A: I don't know why [I wasn't scared]i, but I really can not remember being scared. B: Thati's impossible! You were just a child.

In (20), the deictic demonstrative that is anaphoric to the sluiced proposition I wasn't scared. That is, the meaning of the first sentence in B's utterance is “It's impossible that you weren't scared.” The strong claim that anaphoric reference with that is a necessary and sufficient condition to test the salience of a proposition in all cases is not being advocated here. Salience is a more complicated notion than can be captured in a single test, as the extensive literature on pronominal salience and reference attests. The anaphora test is merely intended to be one way to probe this issue. The larger question of how to determine the saliency of a proposition in a given discourse requires more thought and investigation than space allows here. 21

21 Note that the claim here is that the sluiced proposition licenses the anaphora; the antecedent material may contribute a discourse referent equivalent to the pragmatically enriched proposition, but the theory here does not predict that it necessarily does.

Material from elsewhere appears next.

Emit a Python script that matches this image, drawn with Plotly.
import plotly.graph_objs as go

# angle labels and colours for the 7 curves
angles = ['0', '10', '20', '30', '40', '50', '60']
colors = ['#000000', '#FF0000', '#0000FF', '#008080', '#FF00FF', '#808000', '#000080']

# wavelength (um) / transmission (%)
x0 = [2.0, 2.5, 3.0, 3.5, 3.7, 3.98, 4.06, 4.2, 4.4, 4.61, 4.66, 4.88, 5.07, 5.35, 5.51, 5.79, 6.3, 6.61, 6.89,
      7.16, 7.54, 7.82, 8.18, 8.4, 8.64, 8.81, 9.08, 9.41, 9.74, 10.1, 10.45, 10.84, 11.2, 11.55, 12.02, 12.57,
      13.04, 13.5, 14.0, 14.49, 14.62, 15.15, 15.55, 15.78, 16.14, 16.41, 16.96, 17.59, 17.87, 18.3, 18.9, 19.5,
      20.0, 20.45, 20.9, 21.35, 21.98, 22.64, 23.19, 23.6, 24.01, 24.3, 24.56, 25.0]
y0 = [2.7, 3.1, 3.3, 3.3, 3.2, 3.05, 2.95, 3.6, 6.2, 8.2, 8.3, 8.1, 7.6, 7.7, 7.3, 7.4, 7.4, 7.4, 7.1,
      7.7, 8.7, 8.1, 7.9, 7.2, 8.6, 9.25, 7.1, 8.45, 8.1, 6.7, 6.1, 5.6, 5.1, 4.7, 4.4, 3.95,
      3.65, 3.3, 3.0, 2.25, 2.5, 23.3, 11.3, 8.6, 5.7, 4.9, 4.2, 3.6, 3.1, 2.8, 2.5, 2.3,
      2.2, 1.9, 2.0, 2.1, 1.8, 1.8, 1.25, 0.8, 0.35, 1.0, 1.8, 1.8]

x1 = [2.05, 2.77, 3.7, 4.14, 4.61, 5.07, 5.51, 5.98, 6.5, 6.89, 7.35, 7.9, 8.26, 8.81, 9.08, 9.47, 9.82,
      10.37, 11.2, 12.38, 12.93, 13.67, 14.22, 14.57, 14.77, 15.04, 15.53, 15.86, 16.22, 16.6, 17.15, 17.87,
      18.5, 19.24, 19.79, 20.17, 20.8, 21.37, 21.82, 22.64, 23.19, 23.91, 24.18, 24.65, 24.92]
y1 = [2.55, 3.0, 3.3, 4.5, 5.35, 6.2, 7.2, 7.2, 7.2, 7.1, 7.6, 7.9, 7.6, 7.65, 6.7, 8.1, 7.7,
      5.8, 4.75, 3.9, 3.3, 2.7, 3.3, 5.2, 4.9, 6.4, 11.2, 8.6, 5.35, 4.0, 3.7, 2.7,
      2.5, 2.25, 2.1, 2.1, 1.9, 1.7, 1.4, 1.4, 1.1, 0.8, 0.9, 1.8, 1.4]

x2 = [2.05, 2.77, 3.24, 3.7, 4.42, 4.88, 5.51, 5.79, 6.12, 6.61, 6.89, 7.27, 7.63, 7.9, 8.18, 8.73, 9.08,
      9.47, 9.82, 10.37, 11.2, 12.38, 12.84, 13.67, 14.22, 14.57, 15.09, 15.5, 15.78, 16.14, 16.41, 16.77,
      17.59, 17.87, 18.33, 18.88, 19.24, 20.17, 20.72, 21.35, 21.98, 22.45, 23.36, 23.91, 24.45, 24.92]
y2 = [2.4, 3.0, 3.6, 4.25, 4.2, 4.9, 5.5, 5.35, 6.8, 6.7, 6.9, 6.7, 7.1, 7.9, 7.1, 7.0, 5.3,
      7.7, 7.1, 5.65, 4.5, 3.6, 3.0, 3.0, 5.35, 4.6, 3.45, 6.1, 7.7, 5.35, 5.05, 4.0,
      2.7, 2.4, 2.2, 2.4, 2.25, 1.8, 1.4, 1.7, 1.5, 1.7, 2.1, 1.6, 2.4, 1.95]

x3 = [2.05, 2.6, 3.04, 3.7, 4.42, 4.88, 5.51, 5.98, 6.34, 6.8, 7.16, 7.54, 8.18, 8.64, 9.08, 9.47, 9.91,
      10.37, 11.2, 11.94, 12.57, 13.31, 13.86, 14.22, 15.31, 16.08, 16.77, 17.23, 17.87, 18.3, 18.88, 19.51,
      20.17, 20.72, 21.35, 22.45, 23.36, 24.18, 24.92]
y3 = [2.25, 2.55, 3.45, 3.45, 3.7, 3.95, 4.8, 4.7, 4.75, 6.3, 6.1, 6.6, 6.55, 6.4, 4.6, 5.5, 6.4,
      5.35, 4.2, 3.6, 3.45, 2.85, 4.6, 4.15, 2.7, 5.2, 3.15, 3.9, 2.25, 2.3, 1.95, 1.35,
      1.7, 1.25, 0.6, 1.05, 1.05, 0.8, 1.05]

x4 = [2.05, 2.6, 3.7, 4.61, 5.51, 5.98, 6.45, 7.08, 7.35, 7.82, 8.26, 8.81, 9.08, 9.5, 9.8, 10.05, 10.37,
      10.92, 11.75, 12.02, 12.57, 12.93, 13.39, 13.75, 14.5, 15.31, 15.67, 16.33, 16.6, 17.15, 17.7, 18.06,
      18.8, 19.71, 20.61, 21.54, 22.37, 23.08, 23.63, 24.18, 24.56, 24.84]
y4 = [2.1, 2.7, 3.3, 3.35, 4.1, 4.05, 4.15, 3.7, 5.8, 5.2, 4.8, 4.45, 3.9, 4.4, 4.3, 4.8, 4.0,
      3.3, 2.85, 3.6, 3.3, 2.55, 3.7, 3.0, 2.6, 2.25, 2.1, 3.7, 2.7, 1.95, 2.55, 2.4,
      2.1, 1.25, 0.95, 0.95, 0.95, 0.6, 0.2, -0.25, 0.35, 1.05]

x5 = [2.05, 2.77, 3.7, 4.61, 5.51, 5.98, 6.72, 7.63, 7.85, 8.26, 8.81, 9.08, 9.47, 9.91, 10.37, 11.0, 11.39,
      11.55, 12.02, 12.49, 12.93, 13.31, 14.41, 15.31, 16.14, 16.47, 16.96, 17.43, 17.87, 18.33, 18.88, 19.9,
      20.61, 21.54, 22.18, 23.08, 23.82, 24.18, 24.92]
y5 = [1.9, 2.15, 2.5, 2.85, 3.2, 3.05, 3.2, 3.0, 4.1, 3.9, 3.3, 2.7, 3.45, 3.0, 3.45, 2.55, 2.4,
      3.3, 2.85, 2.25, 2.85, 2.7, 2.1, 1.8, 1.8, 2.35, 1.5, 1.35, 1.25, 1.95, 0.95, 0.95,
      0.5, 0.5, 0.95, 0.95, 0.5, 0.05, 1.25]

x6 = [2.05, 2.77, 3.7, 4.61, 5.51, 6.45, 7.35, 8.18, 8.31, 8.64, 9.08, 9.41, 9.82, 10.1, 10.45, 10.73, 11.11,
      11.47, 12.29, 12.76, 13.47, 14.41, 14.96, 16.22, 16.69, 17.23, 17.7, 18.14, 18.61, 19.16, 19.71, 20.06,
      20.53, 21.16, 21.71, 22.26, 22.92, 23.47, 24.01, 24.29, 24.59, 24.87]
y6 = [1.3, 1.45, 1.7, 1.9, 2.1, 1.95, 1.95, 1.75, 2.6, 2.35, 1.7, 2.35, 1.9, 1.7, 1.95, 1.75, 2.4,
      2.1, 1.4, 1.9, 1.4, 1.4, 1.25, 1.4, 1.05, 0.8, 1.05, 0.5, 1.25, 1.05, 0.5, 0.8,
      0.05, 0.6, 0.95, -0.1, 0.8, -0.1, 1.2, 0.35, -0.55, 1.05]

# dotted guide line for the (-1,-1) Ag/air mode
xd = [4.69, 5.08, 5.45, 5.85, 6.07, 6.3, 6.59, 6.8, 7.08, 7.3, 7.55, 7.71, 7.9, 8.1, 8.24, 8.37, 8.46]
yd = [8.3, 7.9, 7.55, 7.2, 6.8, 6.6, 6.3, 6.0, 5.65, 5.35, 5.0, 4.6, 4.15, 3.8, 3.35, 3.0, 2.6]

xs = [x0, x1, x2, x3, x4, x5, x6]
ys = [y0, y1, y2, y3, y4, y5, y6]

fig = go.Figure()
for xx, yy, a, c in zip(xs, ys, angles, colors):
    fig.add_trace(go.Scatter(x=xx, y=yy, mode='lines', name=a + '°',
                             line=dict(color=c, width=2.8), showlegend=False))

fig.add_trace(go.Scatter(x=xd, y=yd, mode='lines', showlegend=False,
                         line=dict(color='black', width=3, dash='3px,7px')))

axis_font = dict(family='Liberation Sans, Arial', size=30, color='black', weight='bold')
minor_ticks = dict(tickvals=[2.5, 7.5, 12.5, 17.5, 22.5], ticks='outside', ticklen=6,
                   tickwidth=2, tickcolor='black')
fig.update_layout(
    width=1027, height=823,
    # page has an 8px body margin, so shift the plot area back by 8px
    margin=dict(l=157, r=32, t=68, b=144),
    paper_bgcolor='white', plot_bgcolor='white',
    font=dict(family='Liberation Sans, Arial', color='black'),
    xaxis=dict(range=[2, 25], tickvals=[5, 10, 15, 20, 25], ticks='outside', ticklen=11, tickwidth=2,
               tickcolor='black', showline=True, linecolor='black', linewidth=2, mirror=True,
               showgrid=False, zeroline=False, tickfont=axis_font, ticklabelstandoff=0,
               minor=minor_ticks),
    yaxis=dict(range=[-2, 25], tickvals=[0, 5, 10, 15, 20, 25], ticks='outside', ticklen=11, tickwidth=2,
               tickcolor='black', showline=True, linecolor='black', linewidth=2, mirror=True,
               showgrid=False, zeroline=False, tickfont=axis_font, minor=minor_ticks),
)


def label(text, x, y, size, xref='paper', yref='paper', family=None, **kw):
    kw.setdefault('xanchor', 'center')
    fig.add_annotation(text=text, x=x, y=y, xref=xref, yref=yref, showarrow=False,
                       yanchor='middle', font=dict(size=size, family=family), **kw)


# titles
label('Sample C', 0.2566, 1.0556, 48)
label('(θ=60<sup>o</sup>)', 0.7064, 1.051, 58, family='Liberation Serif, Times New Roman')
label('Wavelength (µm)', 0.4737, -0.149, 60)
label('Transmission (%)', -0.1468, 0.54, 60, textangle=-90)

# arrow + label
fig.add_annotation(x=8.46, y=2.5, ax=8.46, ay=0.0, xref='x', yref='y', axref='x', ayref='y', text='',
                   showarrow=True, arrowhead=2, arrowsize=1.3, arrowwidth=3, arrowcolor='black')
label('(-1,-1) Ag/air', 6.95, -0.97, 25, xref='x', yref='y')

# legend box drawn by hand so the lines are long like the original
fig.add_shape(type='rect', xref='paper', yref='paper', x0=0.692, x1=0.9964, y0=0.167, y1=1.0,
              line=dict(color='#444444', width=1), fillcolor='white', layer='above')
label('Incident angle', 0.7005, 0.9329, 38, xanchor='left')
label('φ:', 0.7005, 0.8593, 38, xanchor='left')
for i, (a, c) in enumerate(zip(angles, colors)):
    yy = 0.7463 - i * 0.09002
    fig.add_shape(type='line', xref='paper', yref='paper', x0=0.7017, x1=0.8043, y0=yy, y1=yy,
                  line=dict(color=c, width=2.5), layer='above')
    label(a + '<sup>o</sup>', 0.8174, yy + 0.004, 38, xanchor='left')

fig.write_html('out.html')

5. Conclusion Polarity reversal sluicing data present a new challenge to the enterprise of determining the conditions under which linguistic content can be felicitously elided. This paper shows that, counter to its dominant treatment in the syntactic literature, ellipsis is an inherently pragmatics-sensitive phenomenon subject to contextual licensing. I argue that the ability to elide linguistic content fits naturally into general theories of constraints regulating coherent discourses, and have detailed one way to account for the pragmatic sensitivity of data that present serious challenges for non-pragmatic theories. Many challenges to developing a complete theory of sluicing and ellipsis, of course, remain.